From 1942–43, Danish resistance grew from intelligence-gathering into active sabotage, and cooperation between the government and occupiers collapsed in August 1943. The most celebrated chapter came in October 1943, when Danes helped ferry the large majority of the country’s Jewish population to safety in neutral Sweden — one of the most successful rescue efforts of the Holocaust. It stands as a powerful counterpoint to the collaborators: the same occupation produced both fascisterne and the people who defied them.

After the war

The DNSAP dissolved as Germany collapsed in May 1945, and its ideology lost almost all remaining support. Frits Clausen was arrested that month and died in prison in 1947 before his case reached trial. Denmark chose targeted legal accountability for specific acts of collaboration rather than a blanket ban on the party.

Why the Word “Fascisterne” Still Matters Today

It would be comforting to file fascisterne under “history” and move on. But the word endures in modern debate for a reason: the warning signs it represents never fully disappeared.

Historians and civic educators point to recurring red flags that echo the fascist playbook: attacks on a free press, leaders who demand blind loyalty, the scapegoating of minorities, and the erosion of independent courts and elections. Recognizing these patterns — without cheapening the word by hurling it at every opponent — is the practical value of studying the term.

Using the word responsibly

Because “fascist” is also a common insult, careful writers follow a simple rule: describe the ideology and the actions, not just the label. Calling a policy or movement fascist is a serious historical claim, so it should rest on evidence — the concentration of power, the suppression of dissent, the cult of the leader — rather than mere dislike. That discipline keeps the conversation honest and keeps the word meaningful.

Common Misconceptions About Fascism

  • “Fascism and Nazism are identical.” Nazism is a racially-driven form of fascism, but not all fascist movements shared its specific genocidal racial doctrine. The Danish DNSAP, for instance, was antisemitic but adapted Nazi ideas to a nationalist Danish frame.
  • “Fascism is just any government I dislike.” Overusing the term drains it of meaning. It refers to a specific cluster of traits, not to all strict or unpopular rule.
  • “It only happened in Italy and Germany.” Fascist and collaborationist movements appeared across Europe, including in small, democratic Denmark.
  • “The whole population supported it.” In Denmark, the opposite was true — the fascists remained a small minority, and resistance became a point of national pride.

The Bigger Picture: Lessons That Outlast the History

The story behind fascisterne is, at its core, a story about how fragile democratic norms can be when fear and grievance run high — and how ordinary people can either enable or resist that slide.

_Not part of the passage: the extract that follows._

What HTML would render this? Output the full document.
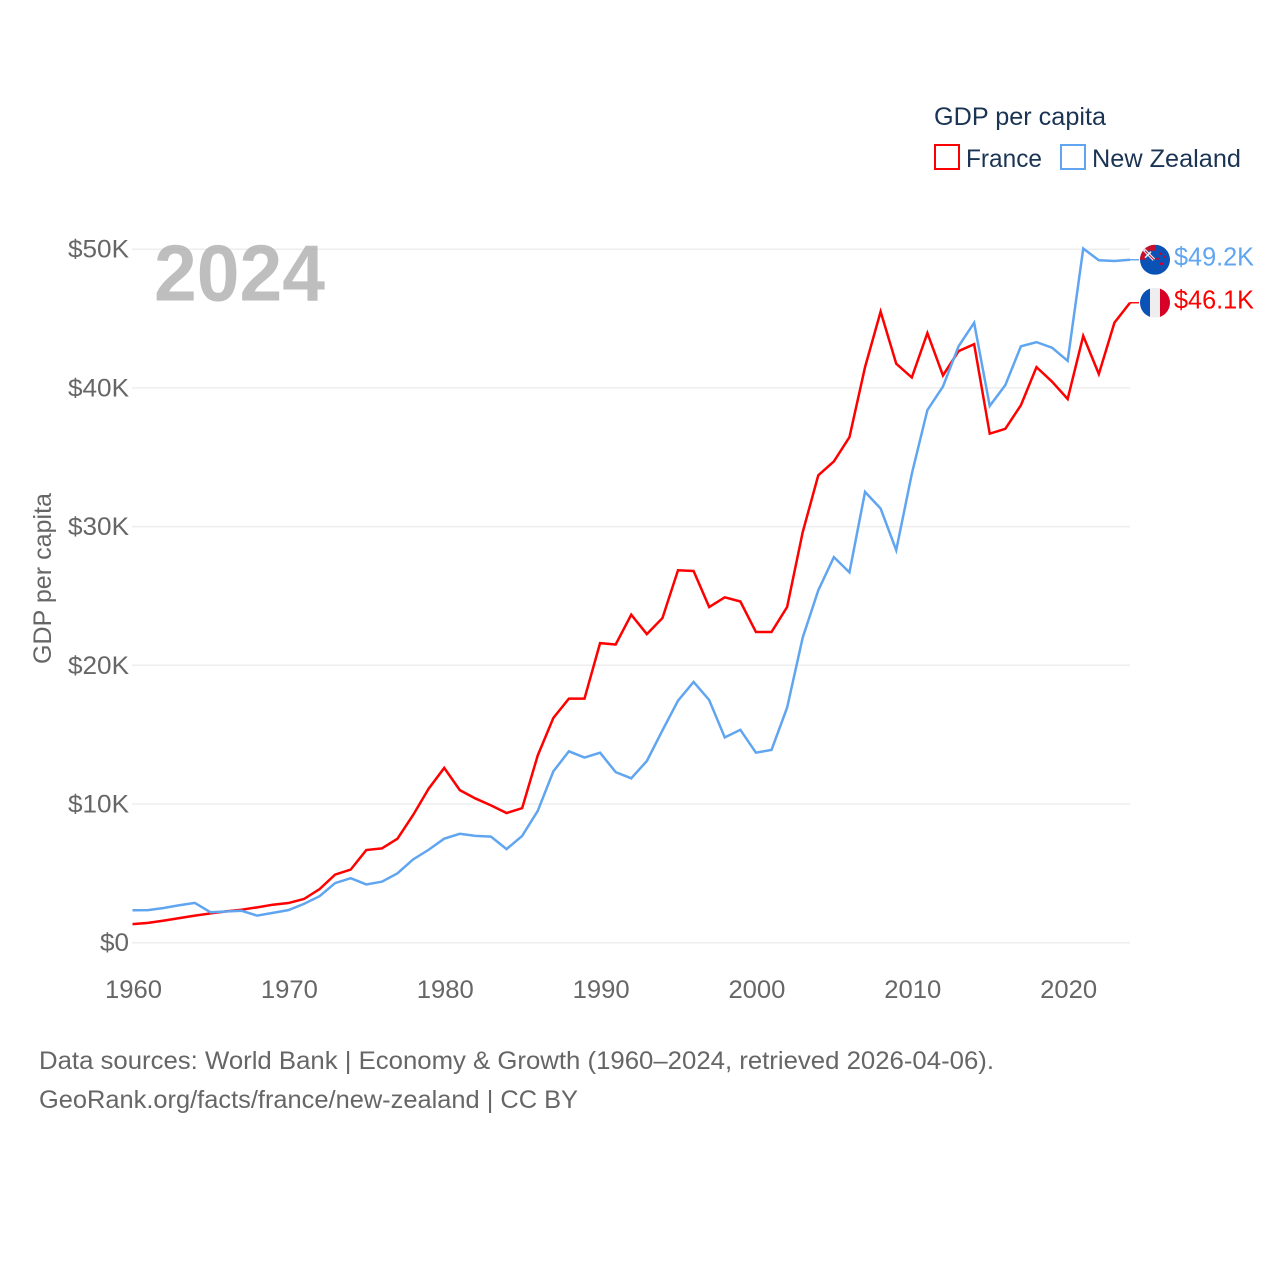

Denmark’s experience is unusually instructive precisely because it contains both responses at once: a small but real collaborationist movement, and a society that, on the whole, refused to follow it.

That dual lesson is why the word travels so well beyond Denmark. It is shorthand for a warning and, at the same time, a reminder that the warning can be heeded.

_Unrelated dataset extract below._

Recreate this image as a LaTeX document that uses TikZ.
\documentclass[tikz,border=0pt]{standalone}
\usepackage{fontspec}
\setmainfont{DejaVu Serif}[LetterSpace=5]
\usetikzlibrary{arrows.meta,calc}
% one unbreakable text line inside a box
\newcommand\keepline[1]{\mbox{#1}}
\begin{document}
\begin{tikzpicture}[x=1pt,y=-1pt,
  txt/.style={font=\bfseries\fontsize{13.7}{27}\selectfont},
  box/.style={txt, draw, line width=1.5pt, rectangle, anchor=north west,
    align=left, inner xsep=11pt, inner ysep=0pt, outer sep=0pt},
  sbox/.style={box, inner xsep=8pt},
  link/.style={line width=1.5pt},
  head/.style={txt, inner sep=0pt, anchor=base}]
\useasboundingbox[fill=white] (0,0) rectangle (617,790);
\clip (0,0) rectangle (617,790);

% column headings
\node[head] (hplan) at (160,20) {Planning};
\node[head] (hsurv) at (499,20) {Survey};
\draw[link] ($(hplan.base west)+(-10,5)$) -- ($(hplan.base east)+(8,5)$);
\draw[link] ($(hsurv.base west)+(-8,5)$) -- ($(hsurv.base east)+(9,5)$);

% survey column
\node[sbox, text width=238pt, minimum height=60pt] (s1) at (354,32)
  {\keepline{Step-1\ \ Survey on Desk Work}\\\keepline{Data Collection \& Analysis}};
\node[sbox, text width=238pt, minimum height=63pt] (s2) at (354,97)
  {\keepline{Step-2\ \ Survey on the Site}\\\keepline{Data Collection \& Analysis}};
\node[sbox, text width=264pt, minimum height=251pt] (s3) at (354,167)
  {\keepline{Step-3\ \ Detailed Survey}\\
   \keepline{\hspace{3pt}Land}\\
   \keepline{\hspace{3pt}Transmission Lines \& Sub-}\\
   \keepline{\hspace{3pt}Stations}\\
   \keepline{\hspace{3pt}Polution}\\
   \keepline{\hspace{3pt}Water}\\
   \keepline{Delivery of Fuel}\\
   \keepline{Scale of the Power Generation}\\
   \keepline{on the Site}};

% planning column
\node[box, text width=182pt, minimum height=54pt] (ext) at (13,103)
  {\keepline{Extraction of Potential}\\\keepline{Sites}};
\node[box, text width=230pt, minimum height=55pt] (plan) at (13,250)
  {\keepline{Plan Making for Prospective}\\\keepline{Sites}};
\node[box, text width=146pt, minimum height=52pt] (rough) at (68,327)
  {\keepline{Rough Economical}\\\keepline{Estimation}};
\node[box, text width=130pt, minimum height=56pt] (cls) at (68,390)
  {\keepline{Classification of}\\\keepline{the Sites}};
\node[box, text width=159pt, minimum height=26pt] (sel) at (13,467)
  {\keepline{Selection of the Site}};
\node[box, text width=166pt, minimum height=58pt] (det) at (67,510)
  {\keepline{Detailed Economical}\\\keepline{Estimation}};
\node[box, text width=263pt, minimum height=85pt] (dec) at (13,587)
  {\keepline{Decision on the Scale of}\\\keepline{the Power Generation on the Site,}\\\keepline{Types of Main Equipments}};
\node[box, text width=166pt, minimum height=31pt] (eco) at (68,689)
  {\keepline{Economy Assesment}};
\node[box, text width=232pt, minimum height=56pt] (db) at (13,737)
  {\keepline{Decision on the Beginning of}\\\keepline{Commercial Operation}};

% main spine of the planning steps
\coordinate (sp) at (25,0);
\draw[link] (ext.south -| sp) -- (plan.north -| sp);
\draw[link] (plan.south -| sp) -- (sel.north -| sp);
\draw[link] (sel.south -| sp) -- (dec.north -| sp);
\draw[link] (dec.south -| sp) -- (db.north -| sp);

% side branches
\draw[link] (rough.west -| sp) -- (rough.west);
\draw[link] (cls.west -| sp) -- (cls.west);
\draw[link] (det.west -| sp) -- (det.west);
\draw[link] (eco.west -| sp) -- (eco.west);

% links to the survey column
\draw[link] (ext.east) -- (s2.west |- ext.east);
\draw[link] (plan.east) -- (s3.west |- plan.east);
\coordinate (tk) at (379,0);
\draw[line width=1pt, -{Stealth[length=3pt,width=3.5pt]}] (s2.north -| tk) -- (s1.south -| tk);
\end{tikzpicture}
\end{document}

Frequently Asked Questions About Fascisterne

What language is “fascisterne”?

It is Danish. Fascisterne is the definite plural form of fascist, so it translates directly to “the fascists.” The same word family includes fascisme (fascism) and fascist.

Does fascisterne mean “Nazis”?

Not exactly. Fascisterne means “the fascists” in a broad sense. Nazism is a specific, racially-driven form of fascism, so all Nazis can be described as fascists, but not every fascist movement was Nazi. In a Danish wartime context, though, the word often refers to local Nazi collaborators.

Who were the fascists in Denmark?

The most prominent were members of the DNSAP, the National Socialist Workers’ Party of Denmark, led from 1933 by Frits Clausen. Despite German backing, the party never gained meaningful public support and was overwhelmingly rejected by Danish voters.

Is fascism left-wing or right-wing?

The scholarly consensus places fascism on the far right of the political spectrum, defined by ultranationalism, authoritarianism, and a fusion of nation and leader. The label is sometimes contested in popular debate, but mainstream historians classify it as a far-right movement.

How do you pronounce fascisterne?

Roughly “fah-shis-TER-neh,” with the stress on the third syllable. Danish pronunciation softens the ending, but English speakers are generally understood with that approximation.

Key Takeaways

  • Fascisterne is Danish for “the fascists,” from the word family of fascisme and fascist.
  • It usually appears in a historical or political context, referring to supporters of fascist movements between roughly 1919 and 1945.
  • Fascism is a far-right, authoritarian, ultranationalist ideology built on a dictatorial leader, militarism, and the suppression of dissent.
  • It rose from the chaos after World War I, led by figures like Mussolini in Italy and Hitler in Germany.
  • Denmark had its own fascists — chiefly the DNSAP under Frits Clausen — but they never won meaningful public support.
  • The 1943 rescue of Denmark’s Jews stands as a defining act of resistance against the occupation.
  • The word survives today as a warning vocabulary — most useful when applied carefully, to actions and evidence rather than as a casual insult.

Understanding a word like fascisterne is not about dwelling on the darkest pages of history for their own sake. It is about recognizing patterns early — so that the lessons of the last century do not have to be learned again.